Wilcoxon Signed-Rank Test:


  • Suggested Alternatives: Sign test (for asymmetric differences), Paired t-test (if differences are normal), Permutation test, Bootstrap methods

  • Explanation:

    • Sign test is a simpler non-parametric test that can be used if the differences are not symmetrically distributed.

    • Paired t-test is appropriate if the differences are normally distributed.

    • Permutation test is a non-parametric method that does not rely on distributional assumptions.

    Bootstrap methods provide a flexible approach to estimate the sampling distribution of the test statistic.

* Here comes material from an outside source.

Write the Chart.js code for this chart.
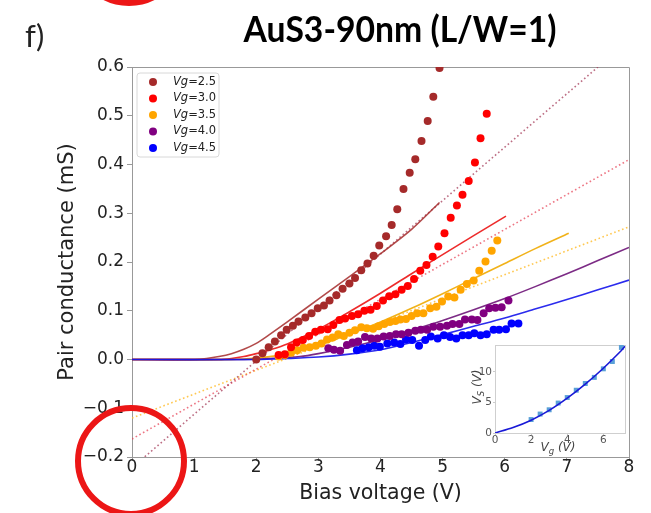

MANOVA (Multivariate Analysis of Variance):


  • Suggested Alternatives: Separate univariate ANOVAs with Bonferroni correction, Robust MANOVA, Permutation MANOVA, Non-parametric multivariate tests (e.g., NPMANOVA), Linear Discriminant Analysis

  • Explanation:

    • Separate univariate ANOVAs with Bonferroni correction control for Type I error across multiple tests.

    • Robust MANOVA methods handle violations of assumptions such as multivariate normality.

    • Permutation MANOVA is a non-parametric alternative that does not assume normality.

    • Non-parametric multivariate tests like NPMANOVA are used when assumptions are violated.

    • Linear Discriminant Analysis can be used for classification purposes when MANOVA assumptions are not met.

One-Way ANOVA:


  • Suggested Alternatives: Kruskal-Wallis H-test, Welch's ANOVA, Brown-Forsythe test

  • Explanation:

    • Kruskal-Wallis H-test is a non-parametric alternative that does not assume normality.

    • Welch's ANOVA is used when the assumption of equal variances is violated.

    • Brown-Forsythe test is another alternative for testing equality of means when variances are unequal.

Factorial ANOVA:


  • Suggested Alternatives: Non-parametric factorial analysis, Mixed-effects model, Robust ANOVA

  • Explanation:

    • Non-parametric factorial analysis is used when assumptions of normality and homoscedasticity are violated.

    • Mixed-effects model can handle complex designs and violations of sphericity.